Once you’ve completed registration and activation, you will be able to access your dashboard. In the top right corner, you will see your API token, which you will need to use further. Remember not to share it.
How to use proxies with Diffbot
Whether you use pre-built APIs or create a custom one, you need to include proxies in your request. Diffbot offers you its own proxy pool. However, it supports the use of third-party addresses and even recommends it.
Now, let’s get to requests. In our example, we will use a pre-built Article API and extract data from DataImpulse’s blog post Building a Custom Proxy Rotator with Python.
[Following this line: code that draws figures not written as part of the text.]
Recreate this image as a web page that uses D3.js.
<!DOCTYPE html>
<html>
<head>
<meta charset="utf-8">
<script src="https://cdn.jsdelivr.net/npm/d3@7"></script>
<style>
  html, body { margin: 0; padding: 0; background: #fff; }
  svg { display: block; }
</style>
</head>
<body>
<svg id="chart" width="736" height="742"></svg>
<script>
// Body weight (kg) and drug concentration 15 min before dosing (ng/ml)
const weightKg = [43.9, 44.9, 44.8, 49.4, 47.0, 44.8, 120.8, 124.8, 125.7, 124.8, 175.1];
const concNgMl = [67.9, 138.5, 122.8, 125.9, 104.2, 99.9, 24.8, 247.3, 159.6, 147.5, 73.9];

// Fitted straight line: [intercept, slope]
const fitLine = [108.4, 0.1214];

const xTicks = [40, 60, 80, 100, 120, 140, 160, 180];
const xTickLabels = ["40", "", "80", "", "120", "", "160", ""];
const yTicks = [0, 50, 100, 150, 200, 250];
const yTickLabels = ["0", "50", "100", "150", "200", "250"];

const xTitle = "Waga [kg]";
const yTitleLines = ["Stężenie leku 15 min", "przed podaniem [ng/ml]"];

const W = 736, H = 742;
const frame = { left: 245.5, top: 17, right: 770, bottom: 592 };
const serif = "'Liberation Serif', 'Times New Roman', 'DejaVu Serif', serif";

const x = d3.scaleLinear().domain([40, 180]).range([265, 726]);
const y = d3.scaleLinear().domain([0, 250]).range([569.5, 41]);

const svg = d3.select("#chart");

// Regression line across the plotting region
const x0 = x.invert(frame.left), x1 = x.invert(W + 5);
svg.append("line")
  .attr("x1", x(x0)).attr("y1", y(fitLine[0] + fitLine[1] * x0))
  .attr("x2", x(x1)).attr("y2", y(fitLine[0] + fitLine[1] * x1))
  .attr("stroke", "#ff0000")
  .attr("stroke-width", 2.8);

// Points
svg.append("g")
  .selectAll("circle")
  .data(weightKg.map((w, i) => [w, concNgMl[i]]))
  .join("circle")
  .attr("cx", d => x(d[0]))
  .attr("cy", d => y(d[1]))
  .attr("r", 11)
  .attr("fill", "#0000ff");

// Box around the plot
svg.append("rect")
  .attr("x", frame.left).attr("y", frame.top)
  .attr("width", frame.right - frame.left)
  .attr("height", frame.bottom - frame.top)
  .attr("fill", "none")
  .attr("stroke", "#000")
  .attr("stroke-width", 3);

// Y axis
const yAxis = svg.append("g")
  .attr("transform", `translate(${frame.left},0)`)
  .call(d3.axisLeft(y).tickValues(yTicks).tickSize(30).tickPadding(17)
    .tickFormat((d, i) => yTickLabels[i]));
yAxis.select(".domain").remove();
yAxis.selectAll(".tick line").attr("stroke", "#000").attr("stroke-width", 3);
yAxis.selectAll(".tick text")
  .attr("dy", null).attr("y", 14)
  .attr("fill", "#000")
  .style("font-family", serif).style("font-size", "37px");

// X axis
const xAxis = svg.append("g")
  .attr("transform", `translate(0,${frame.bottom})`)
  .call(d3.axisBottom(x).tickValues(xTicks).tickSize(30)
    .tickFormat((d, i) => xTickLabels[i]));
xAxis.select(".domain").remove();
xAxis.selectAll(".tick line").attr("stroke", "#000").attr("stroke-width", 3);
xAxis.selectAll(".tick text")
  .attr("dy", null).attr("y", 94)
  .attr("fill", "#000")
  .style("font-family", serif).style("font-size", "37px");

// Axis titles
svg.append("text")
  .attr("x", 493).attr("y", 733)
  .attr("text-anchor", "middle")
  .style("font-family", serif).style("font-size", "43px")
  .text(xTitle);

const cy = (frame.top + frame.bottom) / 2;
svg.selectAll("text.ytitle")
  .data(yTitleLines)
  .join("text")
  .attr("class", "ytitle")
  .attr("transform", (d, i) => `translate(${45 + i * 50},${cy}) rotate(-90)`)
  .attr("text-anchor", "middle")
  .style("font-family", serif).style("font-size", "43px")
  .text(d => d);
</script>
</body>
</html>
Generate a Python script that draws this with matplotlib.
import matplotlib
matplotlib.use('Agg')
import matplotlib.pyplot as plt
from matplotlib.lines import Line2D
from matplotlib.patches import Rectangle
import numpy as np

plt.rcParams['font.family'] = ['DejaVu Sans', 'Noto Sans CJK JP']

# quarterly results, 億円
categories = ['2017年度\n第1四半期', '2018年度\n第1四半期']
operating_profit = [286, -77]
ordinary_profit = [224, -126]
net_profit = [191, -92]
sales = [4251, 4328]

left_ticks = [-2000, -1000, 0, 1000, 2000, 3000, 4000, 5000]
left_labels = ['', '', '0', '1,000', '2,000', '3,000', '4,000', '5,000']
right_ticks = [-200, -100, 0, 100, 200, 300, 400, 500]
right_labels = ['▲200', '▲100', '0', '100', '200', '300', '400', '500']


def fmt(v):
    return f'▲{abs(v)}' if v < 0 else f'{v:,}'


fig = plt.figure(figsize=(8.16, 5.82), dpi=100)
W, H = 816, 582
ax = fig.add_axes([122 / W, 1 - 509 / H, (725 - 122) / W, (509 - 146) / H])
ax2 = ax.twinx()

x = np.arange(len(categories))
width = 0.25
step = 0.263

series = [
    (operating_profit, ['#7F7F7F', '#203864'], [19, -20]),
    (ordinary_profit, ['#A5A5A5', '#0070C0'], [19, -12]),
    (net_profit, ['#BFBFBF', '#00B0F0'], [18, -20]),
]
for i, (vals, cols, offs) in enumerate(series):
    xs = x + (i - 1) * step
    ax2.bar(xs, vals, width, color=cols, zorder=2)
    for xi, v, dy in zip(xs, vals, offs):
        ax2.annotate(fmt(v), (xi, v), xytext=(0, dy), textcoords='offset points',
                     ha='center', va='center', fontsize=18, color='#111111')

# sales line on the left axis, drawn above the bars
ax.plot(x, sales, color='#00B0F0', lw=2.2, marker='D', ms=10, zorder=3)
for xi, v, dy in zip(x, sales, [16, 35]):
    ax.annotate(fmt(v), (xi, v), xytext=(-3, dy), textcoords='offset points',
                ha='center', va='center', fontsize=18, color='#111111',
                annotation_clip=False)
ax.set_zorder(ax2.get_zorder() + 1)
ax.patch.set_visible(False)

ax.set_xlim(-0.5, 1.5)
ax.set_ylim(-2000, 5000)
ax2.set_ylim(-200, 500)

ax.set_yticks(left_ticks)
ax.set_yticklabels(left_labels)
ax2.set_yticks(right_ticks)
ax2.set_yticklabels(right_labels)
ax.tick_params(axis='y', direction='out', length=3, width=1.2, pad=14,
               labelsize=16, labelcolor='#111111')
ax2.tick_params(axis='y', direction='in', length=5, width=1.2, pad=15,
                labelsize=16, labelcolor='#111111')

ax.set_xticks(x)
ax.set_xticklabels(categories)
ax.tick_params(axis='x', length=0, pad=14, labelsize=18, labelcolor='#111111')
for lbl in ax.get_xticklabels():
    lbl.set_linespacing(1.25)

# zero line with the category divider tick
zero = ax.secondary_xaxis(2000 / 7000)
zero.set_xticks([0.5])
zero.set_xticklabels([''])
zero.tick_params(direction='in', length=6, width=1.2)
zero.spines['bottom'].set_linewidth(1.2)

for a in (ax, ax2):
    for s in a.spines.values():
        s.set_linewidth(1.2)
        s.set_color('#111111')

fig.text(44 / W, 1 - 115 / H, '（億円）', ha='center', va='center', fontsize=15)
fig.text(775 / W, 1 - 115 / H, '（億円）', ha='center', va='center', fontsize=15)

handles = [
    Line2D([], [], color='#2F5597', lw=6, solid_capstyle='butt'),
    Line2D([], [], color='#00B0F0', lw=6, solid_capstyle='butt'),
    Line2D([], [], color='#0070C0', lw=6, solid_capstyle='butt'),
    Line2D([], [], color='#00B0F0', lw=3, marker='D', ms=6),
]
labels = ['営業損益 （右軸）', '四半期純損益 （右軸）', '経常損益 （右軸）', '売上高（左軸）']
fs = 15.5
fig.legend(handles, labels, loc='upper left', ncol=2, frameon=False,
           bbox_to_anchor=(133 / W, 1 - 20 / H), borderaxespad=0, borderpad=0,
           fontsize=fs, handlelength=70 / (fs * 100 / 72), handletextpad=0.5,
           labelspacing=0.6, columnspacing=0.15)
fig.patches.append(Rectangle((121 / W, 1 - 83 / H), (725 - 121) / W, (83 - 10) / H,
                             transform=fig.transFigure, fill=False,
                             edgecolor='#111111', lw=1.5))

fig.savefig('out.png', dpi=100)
To add proxies, you have to include the &proxy parameter to specify the IP address of a proxy you want to use and the &proxyAunt parameter to specify the authentication details in your request.
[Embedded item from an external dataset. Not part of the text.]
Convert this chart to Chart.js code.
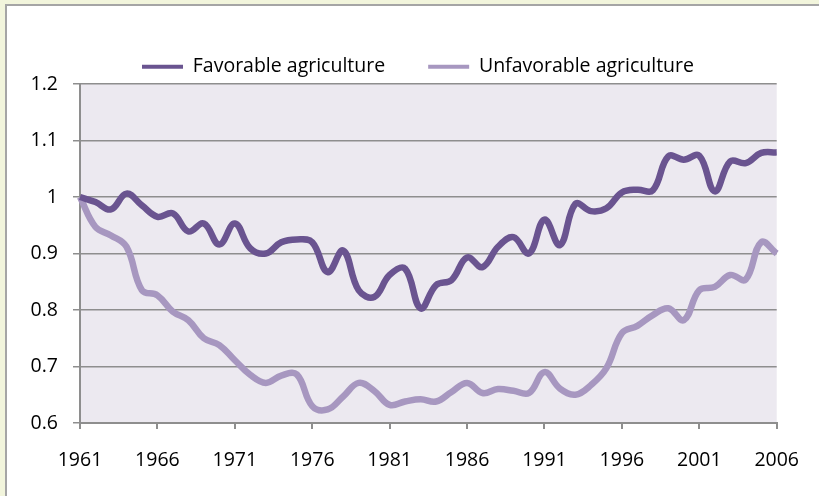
<!DOCTYPE html>
<html>
<head>
<meta charset="utf-8">
<script src="https://cdn.jsdelivr.net/npm/chart.js@4"></script>
<style>
  html, body { margin: 0; padding: 0; background: #f2f5dc; }
  #wrap { width: 819px; height: 496px; position: relative; }
  canvas { display: block; }
</style>
</head>
<body>
<div id="wrap"><canvas id="c" width="819" height="496"></canvas></div>
<script>
// ---- data ----
const years = [
  1961,1962,1963,1964,1965,1966,1967,1968,1969,1970,
  1971,1972,1973,1974,1975,1976,1977,1978,1979,1980,
  1981,1982,1983,1984,1985,1986,1987,1988,1989,1990,
  1991,1992,1993,1994,1995,1996,1997,1998,1999,2000,
  2001,2002,2003,2004,2005,2006
];
const favorable = [
  1.000,0.991,0.978,1.006,0.985,0.965,0.971,0.939,0.953,0.916,
  0.953,0.909,0.900,0.920,0.925,0.920,0.867,0.905,0.835,0.823,
  0.862,0.873,0.803,0.844,0.853,0.893,0.876,0.912,0.929,0.900,
  0.960,0.915,0.988,0.975,0.980,1.008,1.013,1.012,1.072,1.066,
  1.073,1.010,1.063,1.060,1.078,1.079
];
const unfavorable = [
  1.000,0.947,0.932,0.912,0.835,0.826,0.797,0.782,0.750,0.738,
  0.711,0.685,0.671,0.684,0.686,0.630,0.624,0.647,0.671,0.657,
  0.632,0.638,0.642,0.638,0.655,0.671,0.653,0.660,0.657,0.653,
  0.690,0.661,0.650,0.667,0.697,0.759,0.772,0.791,0.803,0.782,
  0.835,0.841,0.862,0.854,0.920,0.900
];
const xTickLabels = ["1961","1966","1971","1976","1981","1986","1991","1996","2001","2006"];
const seriesNames = ["Favorable agriculture", "Unfavorable agriculture"];
const yMin = 0.6, yMax = 1.2, yStep = 0.1;

// ---- style ----
const darkColor = '#6a5490';
const lightColor = '#a797c0';
const gridColor = '#8e8e8e';
const LEGEND_PAD = 43;
const LEGEND_TOP = 14;
const PLOT_TOP = 84;
const LEGEND_SHIFT = 29;

Chart.defaults.font.family = "'Open Sans', sans-serif";
Chart.defaults.color = '#000';

const backgroundPlugin = {
  id: 'bgbox',
  beforeDraw(chart) {
    const ctx = chart.ctx;
    const a = chart.chartArea;
    ctx.save();
    ctx.fillStyle = '#f2f5dc';
    ctx.fillRect(0, 0, chart.width, chart.height);
    ctx.fillStyle = '#ffffff';
    ctx.fillRect(6, 5, chart.width + 20, chart.height + 20);
    ctx.strokeStyle = '#a5a5a5';
    ctx.lineWidth = 2;
    ctx.strokeRect(6, 5, chart.width + 20, chart.height + 20);
    ctx.fillStyle = '#ece9f0';
    ctx.fillRect(a.left, a.top, a.right - a.left, a.bottom - a.top);
    ctx.restore();
  }
};

const legendTweak = {
  id: 'legendTweak',
  beforeLayout(chart) {
    const lg = chart.legend;
    if (lg && !lg.__patched) {
      const origFit = lg.fit;
      lg.fit = function() {
        origFit.call(this);
        this.height = PLOT_TOP - LEGEND_TOP;
      };
      lg.__patched = true;
    }
  },
  afterLayout(chart) {
    const lg = chart.legend;
    if (lg) { lg.left += LEGEND_SHIFT; lg.right += LEGEND_SHIFT; }
  }
};

new Chart(document.getElementById('c'), {
  type: 'line',
  data: {
    labels: years.map(String),
    datasets: [
      { label: seriesNames[0], data: favorable, borderColor: darkColor, backgroundColor: darkColor,
        borderWidth: 6.5, pointRadius: 0, tension: 0.4, fill: false },
      { label: seriesNames[1], data: unfavorable, borderColor: lightColor, backgroundColor: lightColor,
        borderWidth: 6.5, pointRadius: 0, tension: 0.4, fill: false }
    ]
  },
  options: {
    responsive: false,
    animation: false,
    devicePixelRatio: 1,
    layout: { padding: { top: LEGEND_TOP, left: 0, right: 41, bottom: 0 } },
    plugins: {
      tooltip: { enabled: false },
      legend: {
        position: 'top',
        labels: {
          boxWidth: 41,
          boxHeight: 4,
          padding: LEGEND_PAD,
          font: { size: 19.5 },
          generateLabels(chart) {
            const items = Chart.defaults.plugins.legend.labels.generateLabels(chart);
            items.forEach(it => { it.lineWidth = 0; it.fillStyle = it.strokeStyle; });
            return items;
          }
        }
      }
    },
    scales: {
      x: {
        type: 'category',
        offset: false,
        border: { display: true, color: gridColor, width: 2 },
        grid: {
          drawOnChartArea: false,
          drawTicks: true,
          tickLength: 6,
          lineWidth: 2,
          color: (c) => (xTickLabels.includes(String(years[c.index])) ? gridColor : 'rgba(0,0,0,0)')
        },
        ticks: {
          autoSkip: false,
          maxRotation: 0,
          padding: 20,
          font: { size: 19.5 },
          callback: function(val, index) {
            const l = this.getLabelForValue(val);
            return xTickLabels.includes(l) ? l : '';
          }
        },
        afterFit(scale) { scale.height = 73; }
      },
      y: {
        min: yMin, max: yMax,
        border: { display: true, color: gridColor, width: 2 },
        grid: { color: gridColor, lineWidth: 1.5, drawTicks: true, tickLength: 7 },
        ticks: {
          stepSize: yStep, padding: 15, font: { size: 19.5 },
          callback: (v) => String(Number(v.toFixed(1)))
        },
        afterFit(scale) { scale.width = 80; }
      }
    }
  },
  plugins: [backgroundPlugin, legendTweak]
});
</script>
</body>
</html>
cURL request would look like this:
curl --request GET \
--url 'https://api.diffbot.com/v3/article?url=https%3A%2F%2Fdataimpulse.com%2Fblog%2Fbuilding-a-custom-proxy-rotator-with-python-a-step-by-step-tutorial%2F&token=your_token&proxy=111.222.333.444:8080&proxyAuth=youruser:yourpass' \
--header 'accept: application/json'
Python request example:
import requests
url = (
"https://api.diffbot.com/v3/article?"
"url=https%3A%2F%2Fdataimpulse.com%2Fblog%2Fbuilding-a-custom-proxy-rotator-with-python-a-step-by-step-tutorial%2F"
"&token=your_token"
"&proxy=111.222.333.444:8080"
"&proxyAuth=youruser:yourpass"
)
headers = {"accept": "application/json"}
response = requests.get(url, headers=headers)
print(response.text)
JavaScript:
const options = { method: 'GET', headers: { accept: 'application/json' } };
const apiUrl =
"https://api.diffbot.com/v3/article?" +
"url=https%3A%2F%2Fdataimpulse.com%2Fblog%2Fbuilding-a-custom-proxy-rotator-with-python-a-step-by-step-tutorial%2F" +
"&token=your_token" +
"&proxy=111.222.333.444:8080" +
"&proxyAuth=youruser:yourpass";
fetch(apiUrl, options)
.then(res => res.json())
.then(res => console.log(res))
.catch(err => console.error(err));
On the API Reference, you will find more examples of requests in different languages for various APIs. Do not forget to replace your token and credentials with actual data. You can copy your credentials from the corresponding plan’s page on your DI dashboard.
That’s all you need to do to start using Diffbot with DI proxies!